Baca juga: Moeldoko: Presiden Sudah Tegas, Jangan Jadi Bahan Gorengan
Bukan pertama
Ekspresi kemarahan Presiden dan teguran pada para menterinya bukan hanya terlihat saat sidang kabinet, Selasa. Akhir Maret lalu, Presiden juga menyampaikan kegeramannya pada sejumlah menteri yang lebih banyak menggunakan APBN untuk berbelanja produk luar negeri daripada produk dalam negeri.
Empat nama menteri bahkan disebut langsung dalam pidatonya di hadapan kepala daerah, direktur utama BUMN, dan para menteri di acara Aksi Afirmasi Bangga Buatan Indonesia di Nusa Dua, Kabupaten Badung, Bali.
Presiden bahkan mengancam reshuffle kepada para menteri yang tak mengutamakan penggunaan produk dalam negeri dalam belanja modal kementeriannya. ”Itu bagian saya. Reshuffle,” ujarnya.
Baca juga: Murka Presiden Jokowi di Tengah Isu Pergantian Menteri
Berulangnya teguran tanpa sanksi ini, menurut Gitadi, juga menunjukkan kepemimpinan yang tidak efektif. Dalam sistem presidensiil, para menteri yang dimarahi adalah bagian dari Presiden sendiri.
Direktur Pusat Studi Konstitusi Fakultas Hukum Universitas Andalas, Padang, Feri Amsari juga melihat hal tersebut. Berdasarkan Pasal 17 UUD 1945 dan Undang-Undang Kementerian Negara, para menteri adalah pembantu Presiden. ”Seluruh kerja menteri berbasis pada perintah Presiden, nah kalau Presiden menyatakan menteri tidak peka berarti Presidennya juga tidak peka,” ujar Feri.
Senada dengan Gitadi dan Hendri, Direktur Eksekutif Charta Politika Indonesia Yunarto Wijaya pun menilai perlu langkah lanjutan setelah teguran berulang dari Presiden.
”Kata kunci kalau Presiden mengeluh terus-menerus tanpa melakukan reshuffle, tanpa perombakan kabinet, lama-lama publik akan melihat titik lemahnya ada di Presiden, akan berakibat buruk pada image Presiden sendiri. Jadi, harus ada hal konkret yang dilakukan Jokowi,” katanya.
Jika tidak dengan reshuffle, langkah lanjutan konkret yang bisa dilakukan adalah mempublikasikan target kinerja menteri berikut capaiannya, sehingga kinerjanya bisa diketahui publik. Dengan demikian, biarkan publik yang ”menghukum” menteri-menteri yang kinerjanya tidak baik.
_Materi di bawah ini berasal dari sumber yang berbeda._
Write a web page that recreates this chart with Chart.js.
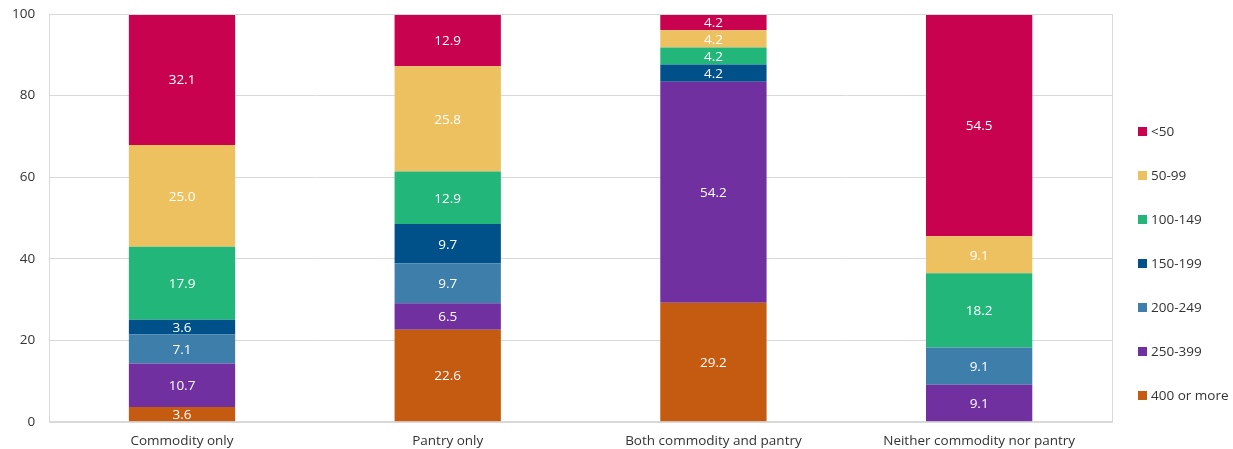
<!DOCTYPE html>
<html>
<head>
<meta charset="utf-8">
<script src="https://cdn.jsdelivr.net/npm/chart.js@4"></script>
<style>
  html, body { margin: 0; padding: 0; background: #fff; }
  #wrap { position: relative; width: 1233px; height: 449px; }
</style>
</head>
<body>
<div id="wrap"><canvas id="chart"></canvas></div>
<script>
// Categories and series (percent of households by income bracket)
const categories = ["Commodity only", "Pantry only", "Both commodity and pantry", "Neither commodity nor pantry"];

const seriesNames = ["400 or more", "250-399", "200-249", "150-199", "100-149", "50-99", "<50"];
const seriesColors = ["#C55A11", "#7030A0", "#3E7EAB", "#005089", "#22B67A", "#EDC160", "#C8024E"];

const over400  = [3.6, 22.6, 29.2, 0];
const r250_399 = [10.7, 6.5, 54.2, 9.1];
const r200_249 = [7.1, 9.7, 0, 9.1];
const r150_199 = [3.6, 9.7, 4.2, 0];
const r100_149 = [17.9, 12.9, 4.2, 18.2];
const r50_99   = [25.0, 25.8, 4.2, 9.1];
const under50  = [32.1, 12.9, 4.2, 54.5];

const seriesValues = [over400, r250_399, r200_249, r150_199, r100_149, r50_99, under50];

const yTicks = [0, 20, 40, 60, 80, 100];

const FONT = "'Open Sans', 'DejaVu Sans', sans-serif";
const FONT_SIZE = 13.5;
const TEXT_COLOR = "#333333";

// white value labels in the middle of each segment
const segmentLabels = {
  id: "segmentLabels",
  afterDatasetsDraw(chart) {
    const ctx = chart.ctx;
    ctx.save();
    ctx.font = FONT_SIZE + "px " + FONT;
    ctx.fillStyle = "#ffffff";
    ctx.textAlign = "center";
    ctx.textBaseline = "middle";
    chart.data.datasets.forEach((ds, i) => {
      const meta = chart.getDatasetMeta(i);
      meta.data.forEach((bar, j) => {
        const v = ds.data[j];
        if (!v) return;
        ctx.fillText(v.toFixed(1), bar.x, (bar.y + bar.base) / 2 + 1);
      });
    });
    ctx.restore();
  }
};

// light frame round the plot area
const plotFrame = {
  id: "plotFrame",
  afterDraw(chart) {
    const a = chart.chartArea;
    const ctx = chart.ctx;
    ctx.save();
    ctx.strokeStyle = "#D9D9D9";
    ctx.lineWidth = 1;
    ctx.strokeRect(Math.round(a.left) + 0.5, Math.round(a.top) + 0.5,
      Math.round(a.right - a.left), Math.round(a.bottom - a.top));
    ctx.restore();
  }
};

// vertical legend on the right, top entry is the top of the stack
const sideLegend = {
  id: "sideLegend",
  afterDraw(chart) {
    const ctx = chart.ctx;
    const x = 1138, y0 = 131.5, step = 44;
    ctx.save();
    ctx.font = FONT_SIZE + "px " + FONT;
    ctx.textBaseline = "middle";
    ctx.textAlign = "left";
    const n = chart.data.datasets.length;
    for (let k = 0; k < n; k++) {
      const ds = chart.data.datasets[n - 1 - k];
      const y = y0 + k * step;
      ctx.fillStyle = ds.backgroundColor;
      ctx.fillRect(x, Math.round(y - 4.5), 9, 9);
      ctx.fillStyle = TEXT_COLOR;
      ctx.fillText(ds.label, x + 13, y + 1);
    }
    ctx.restore();
  }
};

const datasets = seriesNames.map((name, i) => ({
  label: name,
  data: seriesValues[i],
  backgroundColor: seriesColors[i],
  borderWidth: 0,
  categoryPercentage: 1.0,
  barPercentage: 0.4
}));

new Chart(document.getElementById("chart"), {
  type: "bar",
  data: { labels: categories, datasets },
  plugins: [segmentLabels, plotFrame, sideLegend],
  options: {
    responsive: true,
    maintainAspectRatio: false,
    animation: false,
    layout: { autoPadding: false, padding: { top: 14, right: 121, left: 12, bottom: -11 } },
    plugins: {
      legend: { display: false },
      tooltip: { enabled: false }
    },
    scales: {
      x: {
        stacked: true,
        grid: { display: false, drawTicks: false },
        border: { color: "#D9D9D9" },
        ticks: { color: TEXT_COLOR, font: { family: FONT, size: FONT_SIZE }, padding: 11 }
      },
      y: {
        stacked: true,
        min: 0,
        max: 100,
        afterBuildTicks(axis) { axis.ticks = yTicks.map(v => ({ value: v })); },
        // invisible tick marks keep the labels clear of the axis line
        grid: { color: "#D9D9D9", drawTicks: true, tickLength: 14, tickColor: "rgba(0,0,0,0)" },
        border: { color: "#D9D9D9" },
        ticks: { color: TEXT_COLOR, font: { family: FONT, size: FONT_SIZE }, padding: 0 }
      }
    }
  }
});
</script>
</body>
</html>
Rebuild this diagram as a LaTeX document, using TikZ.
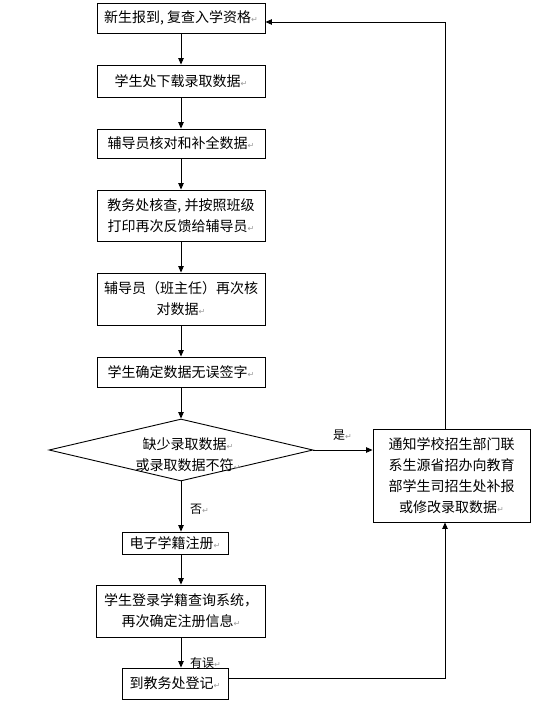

”Kalau orang memimpin mengeluh berkali-kali kan berarti ada yang salah di pemerintahannya dan anak buahnya. Jika mengeluh dan tak melakukan perombakan malah terlihat seperti terpenjara oleh kabinetnya,” ujarnya.
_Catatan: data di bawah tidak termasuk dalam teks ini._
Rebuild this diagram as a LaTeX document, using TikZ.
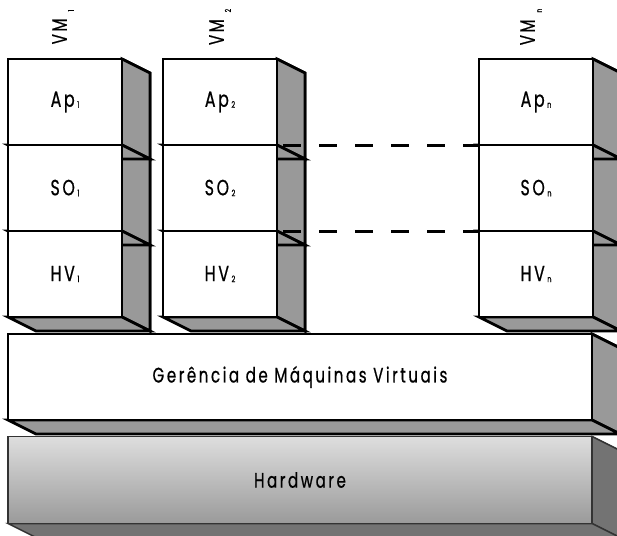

Jadi, tanpa langkah lanjutan yang konkret, jangan salahkan jika persepsi masyarakat akan menangkap bahwa teguran Presiden tersebut hanya sebatas untuk memenuhi pencitraannya. Bukan agar kinerja pemerintahan Jokowi-Wapres Ma'ruf Amin lebih baik di sisa sekitar 2,5 tahun masa pemerintahannya.